In agreeing on January 12, 2018, to hear South Dakota v. Wayfair, Inc.,[1] South Dakota’s challenge to the US Supreme Court’s 1992 decision in Quill Corp. v. North Dakota,[2] the Court will now reconsider whether a state may require a retailer without physical presence in the state to collect and remit sales and use tax.
In Quill, the Court interpreted the Commerce Clause in the US Constitution to hold that physical presence in a state is a prerequisite to requiring a taxpayer to collect and remit the state’s sales and use tax. States have long urged the Supreme Court to reconsider its decision because the lack of widespread physical presence among ecommerce/online retailers has changed the landscape of the consumer economy. States have also, for the most part, moved away from applying a Quill “physical presence” standard to taxes other than sales and use taxes. While Justice Anthony Kennedy recently noted that “it is unwise to delay any longer a reconsideration of the court’s holding in Quill,”[3] the Court’s decision to grant certiorari in the Wayfair case still comes as a surprise to many taxpayers.

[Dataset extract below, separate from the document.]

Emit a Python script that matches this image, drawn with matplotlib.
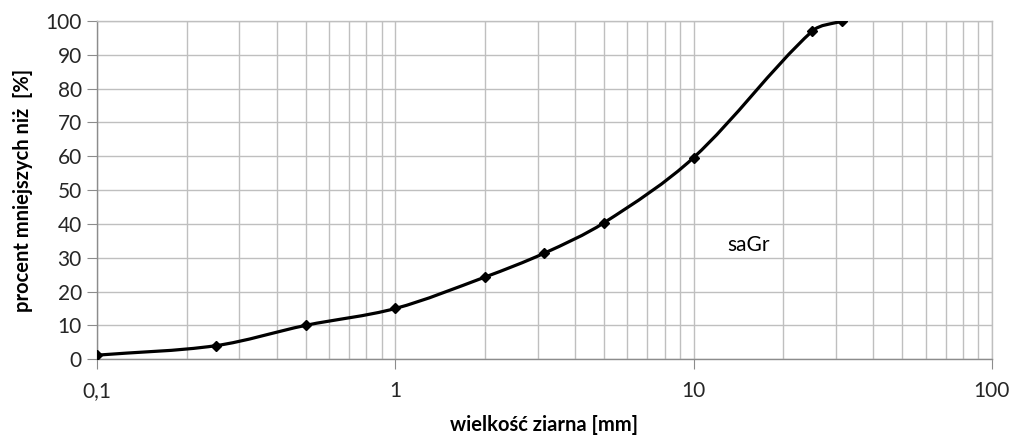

By taking up Wayfair, the Court signals that a change to the decades-old “physical presence standard” is, at minimum, under active consideration. And whether Quill is overturned, refined, or affirmed, the impact will likely be far reaching.
[1] South Dakota v. Wayfair, Inc., No. 17-494.
[2] Quill Corp. v. North Dakota, 504 U.S. 298 (1992).
[3] Direct Mktg. Ass’n v. Brohl, 135 S. Ct. 1124, 1134 (2015) (Kennedy, J., concurring).